Minnesota DNR: Partnering to fight spread of aquatic invasive species
Last year there were 5 million boat launches in Minnesota. There were two zebra mussel veligers discovered in Lake Winnibigoshish this past summer.
My point: there are countless opportunities for aquatic invasive species to enter a lake, but once there, it doesn’t take many to infest it.
Seventy people gathered Feb. 1 in Walker to discuss the challenge of managing aquatic invasive species. The Minnesota Department of Natural Resources administers rules prohibiting aquatic invasive species, regulates use of waters that are infested, and enforces laws regarding transportation of aquatic invasive species. At the open house in Walker, DNR regional managers shared how DNR addresses those charges through internal operations.
For example, at the DNR shop, when equipment is brought in for service, dirt and debris is bagged and disposed of. That’s because soil disturbances carry terrestrial invasive species. At the fish hatcheries, well water is used for fish transportation and hatcheries are being equipped with filters to remove potential aquatic invasives. After a day of sampling, field crews clean equipment and boats thoroughly. Any uncleaned boats are tagged until they can be cleaned.
Managing DNR staff, land and facilities is just part of the job. The Walker AIS event acknowledged the work done by lake associations and local units of government to manage aquatic invasive species. DNR provided nearly $300,000 in grants to the counties and lake associations of northwestern Minnesota to support local efforts to inspect watercraft and to spread the message about aquatic invasive species. Hubbard County’s lake associations contributed an additional $56,000 to protect 200 lakes.

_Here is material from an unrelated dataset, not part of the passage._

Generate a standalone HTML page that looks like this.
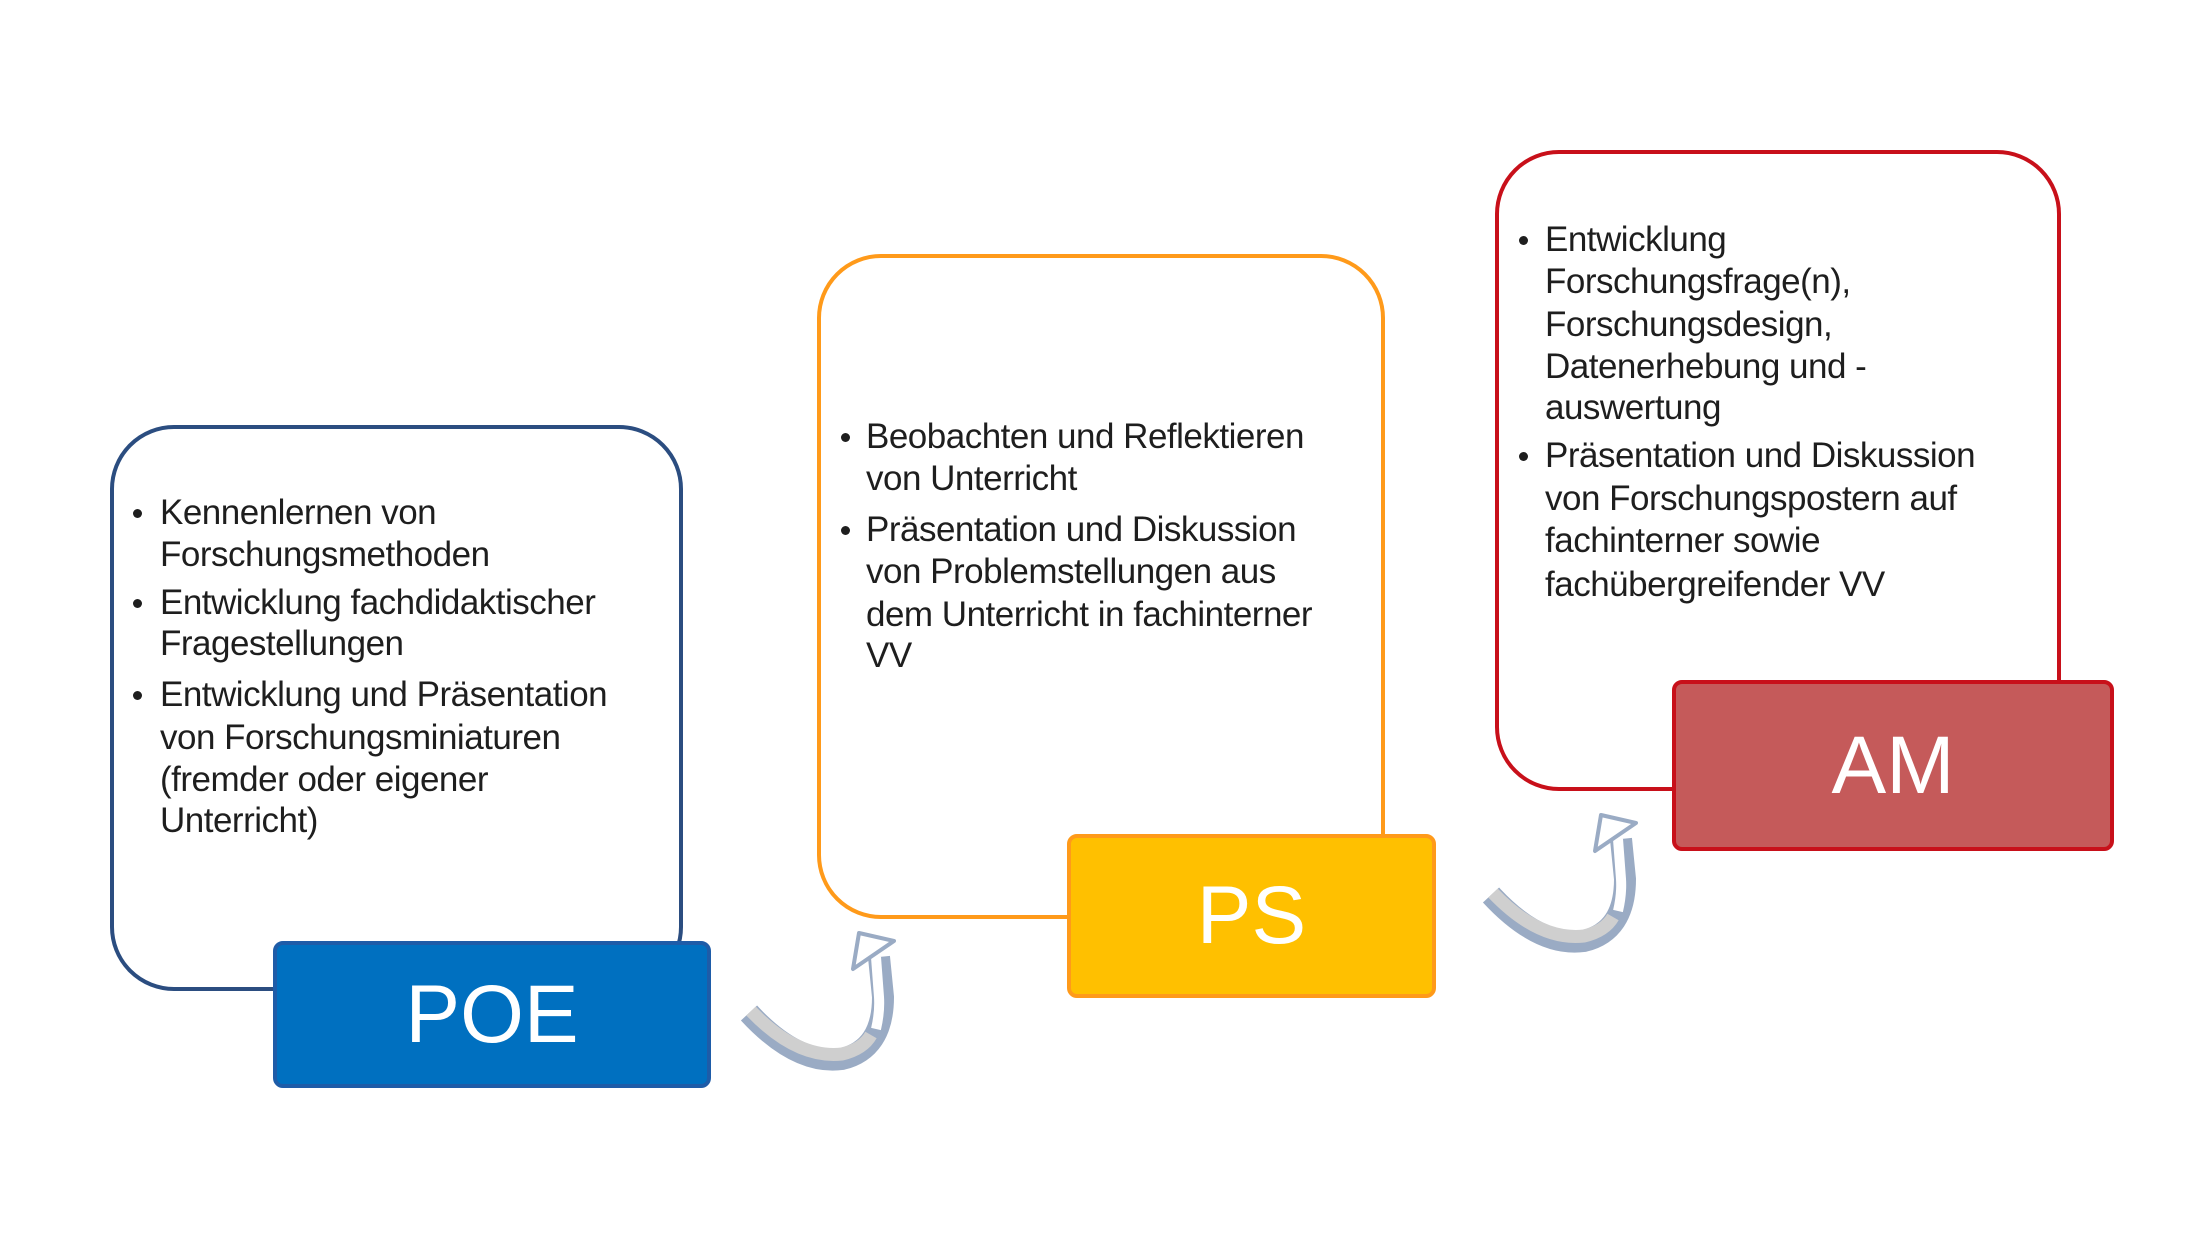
<!DOCTYPE html>
<html><head><meta charset="utf-8"><style>
html,body{margin:0;padding:0;background:#fff;}
#c{position:relative;width:2205px;height:1241px;overflow:hidden;font-family:"Liberation Sans",sans-serif;}
#w{position:absolute;left:-3px;top:-3px;width:2205px;height:1241px;}
.o{position:absolute;box-sizing:border-box;border-radius:64px;background:#fff;}
.l{position:absolute;box-sizing:border-box;border-radius:10px;color:#fff;display:flex;align-items:center;justify-content:center;font-size:82px;}
.t{position:absolute;font-size:35px;color:#1e1e1e;white-space:nowrap;line-height:38px;letter-spacing:-0.5px;}
.b{position:absolute;width:9px;height:9px;border-radius:50%;background:#1e1e1e;}
</style></head><body><div id="c"><div id="w">
<div class="o" style="left:113px;top:428px;width:573px;height:566px;border:4px solid #2b4d80;"></div>
<div class="o" style="left:820px;top:257px;width:568px;height:665px;border:4px solid #ff9a1a;"></div>
<div class="o" style="left:1498px;top:153px;width:566px;height:641px;border:4px solid #c8101a;"></div>

<div class="l" style="left:276px;top:944px;width:438px;height:147px;background:#0070c0;border:4px solid #1e5ca8;">POE</div>
<div class="l" style="left:1070px;top:837px;width:369px;height:164px;background:#ffc000;border:4px solid #ff9a1a;">PS</div>
<div class="l" style="left:1675px;top:683px;width:442px;height:171px;background:#c55a5a;border:4px solid #c8101a;">AM</div>

<!-- POE text -->
<div class="b" style="left:136px;top:512px"></div>
<div class="t" style="left:163px;top:497px">Kennenlernen von</div>
<div class="t" style="left:163px;top:539px">Forschungsmethoden</div>
<div class="b" style="left:136px;top:602px"></div>
<div class="t" style="left:163px;top:587px">Entwicklung fachdidaktischer</div>
<div class="t" style="left:163px;top:628px">Fragestellungen</div>
<div class="b" style="left:136px;top:694px"></div>
<div class="t" style="left:163px;top:679px">Entwicklung und Präsentation</div>
<div class="t" style="left:163px;top:722px">von Forschungsminiaturen</div>
<div class="t" style="left:163px;top:764px">(fremder oder eigener</div>
<div class="t" style="left:163px;top:805px">Unterricht)</div>

<!-- PS text -->
<div class="b" style="left:844px;top:436px"></div>
<div class="t" style="left:869px;top:421px">Beobachten und Reflektieren</div>
<div class="t" style="left:869px;top:463px">von Unterricht</div>
<div class="b" style="left:844px;top:529px"></div>
<div class="t" style="left:869px;top:514px">Präsentation und Diskussion</div>
<div class="t" style="left:869px;top:556px">von Problemstellungen aus</div>
<div class="t" style="left:869px;top:599px">dem Unterricht in fachinterner</div>
<div class="t" style="left:869px;top:640px">VV</div>

<!-- AM text -->
<div class="b" style="left:1522px;top:239px"></div>
<div class="t" style="left:1548px;top:224px">Entwicklung</div>
<div class="t" style="left:1548px;top:266px">Forschungsfrage(n),</div>
<div class="t" style="left:1548px;top:309px">Forschungsdesign,</div>
<div class="t" style="left:1548px;top:351px">Datenerhebung und -</div>
<div class="t" style="left:1548px;top:392px">auswertung</div>
<div class="b" style="left:1522px;top:455px"></div>
<div class="t" style="left:1548px;top:440px">Präsentation und Diskussion</div>
<div class="t" style="left:1548px;top:483px">von Forschungspostern auf</div>
<div class="t" style="left:1548px;top:525px">fachinterner sowie</div>
<div class="t" style="left:1548px;top:569px">fachübergreifender VV</div>

<svg width="2205" height="1241" style="position:absolute;left:0;top:0">
<defs>
<g id="arr">
<path d="M752,1016 Q800,1068 845,1062 Q886,1052 886,1000 L882,960" fill="none" stroke="#9aabc4" stroke-width="22" stroke-linecap="butt"/>
<path d="M754,1014 Q800,1062 845,1057 Q866,1052 874,1038" fill="none" stroke="#cfcfcf" stroke-width="13"/>
<path d="M879,1032 Q883,1015 882,1000 L879,960" fill="none" stroke="#fff" stroke-width="10"/>
<polygon points="862,936 897,944 856,972" fill="#fff" stroke="#9aabc4" stroke-width="4" stroke-linejoin="round"/>
</g>
</defs>
<use href="#arr"/>
<use href="#arr" transform="translate(742,-118)"/>
</svg>
</div></div></body></html>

Douglas County tried to be proactive when zebra mussel veligers were found in Lake Le Homme Dieu and closed two channels on the Alexandria chain of lakes. Residents didn’t like it and the veligers didn’t care – today, 13 lakes are infested. The county has moved to a broad awareness campaign where diners at local restaurants eat off placemats explaining how to stop aquatic hitch hikers. Likewise, Becker County volunteers produced folders about aquatic invasive species and gave them to resorts and motels to educate guests.
All told, the efforts of volunteers and local governments in Douglas, Becker and Hubbard counties resulted in inspection of approximately 25,000 boats. That’s small compared to the number of boat launches, but it shows how partnerships can help all of us manage the spread of aquatic invasive species.
It is daunting. It is not futile. There will be more lakes infested, but there will be containment. “DNR works to build a culture of awareness, planning and prevention,” said John Williams, DNR regional wildlife manager, in his presentation at the Walker event. Spreading the word about how aquatic invasive species travel and planning to minimize the number of pathways will help prevent their spread. The fact is, if you plan on entering a lake or stream this summer, prevention begins with your awareness and planning.